Lula da Silva menang tipis atas petahana Presiden Brasil Jair Bolsonaro dalam pemilihan umum pada Minggu (31/10) lalu. Ia akan dilantik pada Januari mendatang.
"Mulai 1 Januari 2021, saya akan memimpin 245 juta warga Brasil, tak hanya bagi orang yang mendukung saya. Tak ada dua Brasil, kita satu negara, satu penduduk, satu bangsa yang hebat," kata Lula seperti dikutip CNN.
Lula memperoleh 50,9 persen suara atau 60 juta dari total penduduk, sementara Bolsonaro 49,1 persen atau 58 juta jiwa. Kemenangan ini disebut turut memperkuat kebangkitan sayap kiri di Amerika Latin.
ADVERTISEMENT
SCROLL TO CONTINUE WITH CONTENT
Lantas bagaimana masa depan Brasil nantinya di tangan Lula?
Kemenangan Lula tak berjalan mulus. Tak lama setelah Mahkamah Agung mengumumkan hasil pemilu pendukung Bolsonaro menggelar aksi di hampir seluruh Brasil.
Aksi itu kemudian berujung pada kerusuhan. Di Sao Paulo demo bahkan menyebabkan macet parah. Pihak berwenang sampai harus membatalkan banyak penerbangan lantaran kru pesawat dan pilot tak bisa mencapai bandara tepat waktu.
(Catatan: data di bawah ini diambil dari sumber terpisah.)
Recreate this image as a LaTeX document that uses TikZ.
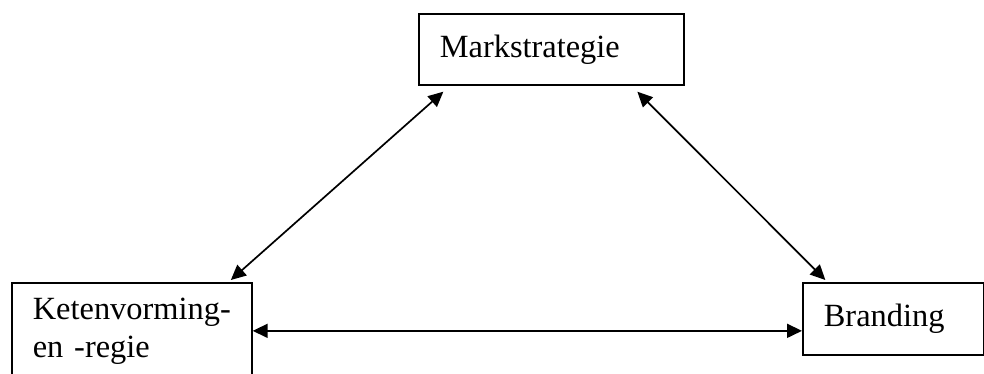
\documentclass[tikz,border=0pt]{standalone}
\usepackage{fontspec}
\setmainfont{Liberation Serif}
\usetikzlibrary{arrows.meta,positioning,calc}

\begin{document}
\begin{tikzpicture}[x=0.5pt, y=-0.5pt,
  blok/.style={draw=black, line width=0.85pt, anchor=north west, align=left,
    inner xsep=10.5pt, inner ysep=0pt, font=\fontsize{16.2}{19}\selectfont},
  pijl/.style={{Triangle[length=7.5pt,width=7pt]}-{Triangle[length=7.5pt,width=7pt]}, line width=0.85pt}]
  \useasboundingbox (0,0) rectangle (984,374);
  \clip (0,0) rectangle (984,374);

  %--- Boxes ---
  \node[blok, minimum width=132.5pt, minimum height=35.5pt, text width=111.5pt] (mark) at (418,13) {Markstrategie};
  \node[blok, minimum width=120pt, minimum height=48pt, text width=99pt] (keten) at (11,282) {Ketenvorming-\\en -regie};
  \node[blok, minimum width=90.5pt, minimum height=36pt, text width=69.5pt] (brand) at (802,282) {Branding};

  % Arrows between the boxes
  \draw[pijl] ([xshift=49.5pt,yshift=1pt]keten.north) -- ([xshift=-54pt,yshift=-3pt]mark.south);
  \draw[pijl] ([xshift=43pt,yshift=-3pt]mark.south) -- ([xshift=-34pt,yshift=1pt]brand.north);
  \draw[pijl] (keten.east) -- (keten.east -| brand.west);
\end{tikzpicture}
\end{document}
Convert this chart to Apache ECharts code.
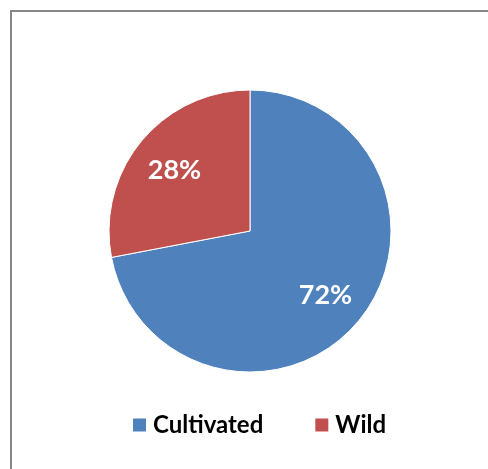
<!DOCTYPE html>
<html>
<head>
<meta charset="utf-8">
<script src="https://cdn.jsdelivr.net/npm/echarts@6/dist/echarts.min.js"></script>
<style>
html,body{margin:0;padding:0;background:#fff;}
#chart{width:488px;height:469px;}
</style>
</head>
<body>
<div id="chart"></div>
<script>
var categories = ['Cultivated', 'Wild'];
var values = [72, 28];
var colors = ['#4F81BD', '#C0504D'];

var pieData = categories.map(function (c, i) {
  return { name: c, value: values[i], itemStyle: { color: colors[i] } };
});
var labelData = categories.map(function (c, i) {
  return { name: c, value: values[i] };
});

var chart = echarts.init(document.getElementById('chart'));
chart.setOption({
  backgroundColor: '#ffffff',
  animation: false,
  graphic: [{
    type: 'rect',
    shape: { x: 11, y: 11, width: 600, height: 600 },
    style: { fill: 'none', stroke: '#878787', lineWidth: 2 },
    silent: true
  }],
  legend: {
    data: categories,
    left: 131,
    top: 413,
    padding: 0,
    icon: 'rect',
    itemWidth: 15,
    itemHeight: 15,
    itemGap: 50,
    textStyle: { fontFamily: 'Lato', fontWeight: 'bold', fontSize: 24, color: '#000', padding: [0, 0, 0, 1] }
  },
  series: [{
    type: 'pie',
    center: [250, 231],
    radius: 141,
    startAngle: 90,
    clockwise: true,
    silent: true,
    label: { show: false },
    labelLine: { show: false },
    itemStyle: { borderColor: '#ffffff', borderWidth: 1 },
    data: pieData
  }, {
    type: 'pie',
    center: [250, 233],
    radius: [49, 141],
    startAngle: 90,
    clockwise: true,
    silent: true,
    itemStyle: { color: 'rgba(0,0,0,0)' },
    label: {
      show: true,
      position: 'inside',
      formatter: '{c}%',
      fontFamily: 'Lato',
      fontWeight: 'bold',
      fontSize: 27,
      color: '#ffffff'
    },
    labelLine: { show: false },
    data: labelData
  }]
});
</script>
</body>
</html>
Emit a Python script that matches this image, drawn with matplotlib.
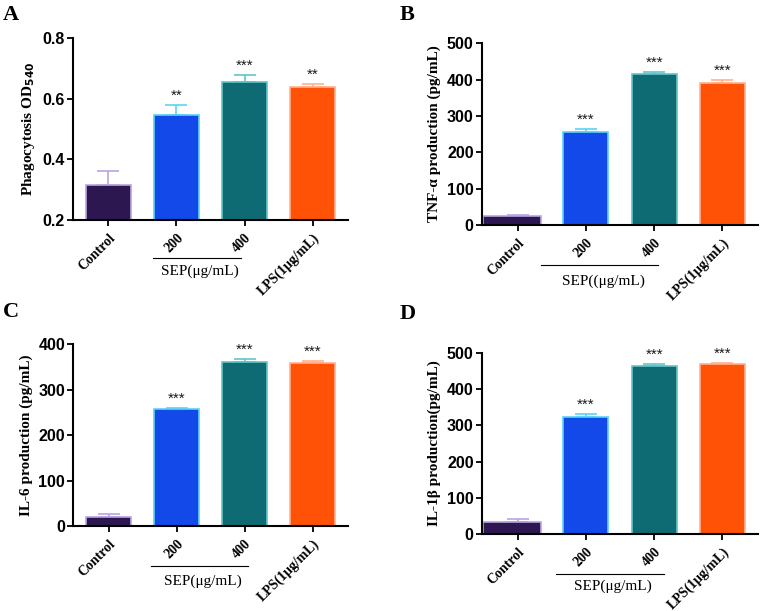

Penolakan itu tampak menghambat langkah Lula di masa depan, tetapi di saat yang sama ia harus memenuhi harapan para pendukungnya, demikian menurut profesor hukum dan hak asasi manusia di sekolah bisnis di Sao Paulo Thiago Amparo.
"Banyak warga pergi ke tempat pemungutan suara berharap, tak hanya menyingkirkan Bolsonaro, tetapi kenangan masa ekonomi yang lebih baik selama pemerintahan Lula sebelumnya," kata Amparo.
Lula pernah menjadi presiden Brasil selama 2003-2010. Di periode itu, ia dianggap mampu mengangkat 30 juta warga keluar dari kemiskinan.
Selain itu, banyak pemilih berharap ia mengubah Undang-Undang (UU) Reformasi Tenaga Kerja 2017 sehingga hak dan manfaat pekerja bisa bisa dinegosiasikan dengan perusahaan.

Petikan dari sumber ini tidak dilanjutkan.